Brad4321;29343 said:
Really? Never even thought to ask. I didn't think the waterborne was that harsh. Hard lesson on this one.

Hate to say it...what is the fix? Sand it all off and start over?

I always thought the same thing that the solvent based was harsher but I was wrong it does not attack fresh paint.

Sorry to say yes.
 
Thanks for the info and quick response. The base/intercoat was activated too. Best write this one down in the lessons learned book.

Someone should add this to a "tips" page, or better yet update the tech sheet. First paragraph says in bold letters "will not attack fresh paint!". Granted, at the bottom it says not recommended over basecoat, which I didn't read that far down before. Once we hit the plastic section I was done reading. Seems like a lot of people could make this mistake, and it is a costly one for me here.
 
I had to clear the parts I hadn't ruined and decided to shoot a bit on that one piece in the original picture. The clear has hid all of the markings! I am about 2 hours away from being outside the clear window, so I am in a bit of a rush. I am not doubting anyone here (really I am not, I fully respect your expertise), but are we completely sure this is bad? Take a look at these pics.





I am just living on hopes and dreams right now as not just this plate, but the entire chassis will need to be redone. I obviously don't want delamination and other problems down the road, but the clear hid the white streaks perfectly.
 
A long time ago I was able to wipe basecoat with #700 with no problem. I think it had to be made stronger at some point to deal with the mold releases and crap that is on new bare plastic bumpers, which is one of its main design tasks.

It looks like the solvent in the clear just re-melted that outer milky layer. That is good to know! Let us know if it stays that way. My bet is that adhesion will be fine, but appearance? That's what we'll want to see.
 
I went ahead and put a couple of coats on everything. The milky layer was real bad on the chassis to the point it was white, as when I first seen it I thought I was smearing some crap around and went and applied more W&G remover, which obviously made it much worse. However, it is all gone. You are probably right on remelting the layer as I could watch the milky slowly disappear over a period of about 3 seconds after applying the first coat of clear. It just melted right into it.

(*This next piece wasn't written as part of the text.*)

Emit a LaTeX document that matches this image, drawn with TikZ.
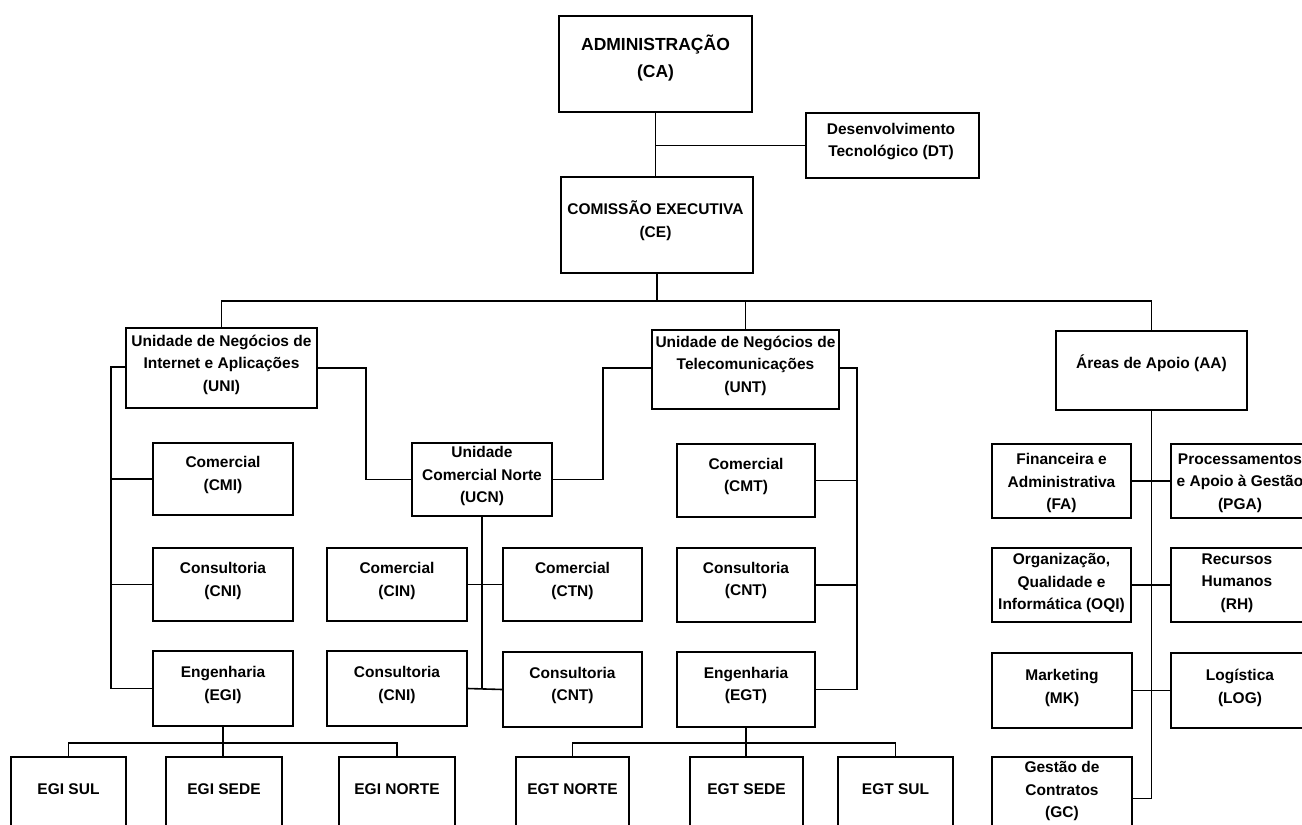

This is my own personal tractor (first time ever painting something for myself!), so if it does fail down the line I'll deal with that. I made the decision that 2 quarts of clear are worth risking and trying to salvage a quite a few hundred in decals, base, pearl, etc.

I will keep you all updated on what happens, as I am interested too. Really hoping for the best here.
 
funny, i read topic and looked at the pic and knew exactly what had happened. the 700 has alot of water and i believe some acetone in it so it will bite into the intercoat slightly. as you already found out you can just go ahead and clear it. ive done it many times myself.
 
The 700 is much more aggressive then the 710, that is why we recommend it on bare metal, now for base coat I have used it in the past but it is risky and works well on some bases and not good on others at all.

The 700 over the last ten years has been made a little less aggressive (twice) but I still would not risk on a basecoat and it is still our first recommendation for cleaning fresh clear for re-clearing.

The 700 WILL NOT remove any type of glue at all, the 710 should be used for that.
 
We used mineral spirits to remove sticky residue from a stencil. It was on the base directly, no clear had been sprayed and it worked great. Barry is this something you would or wouldn't recommend? Actually, I'm thinking we read it somewhere on this forum to use it.
 
Mineral spirits is about the most gentle solvent you can use. We wipe down even real delicate airbrush work with it here. Been using it for years now. Its just important you get a good, pure grade of it. I have gotten it from my jobber and have also used the kleen strip brand now for maybe 10 years and never an issue with that. That brand you can get right at home depot
 
82 the 710 or what you used is fine, the caution I do give everyday is let the W&G set after drying if applied to base, just to make sure all the solvents are gone from the base.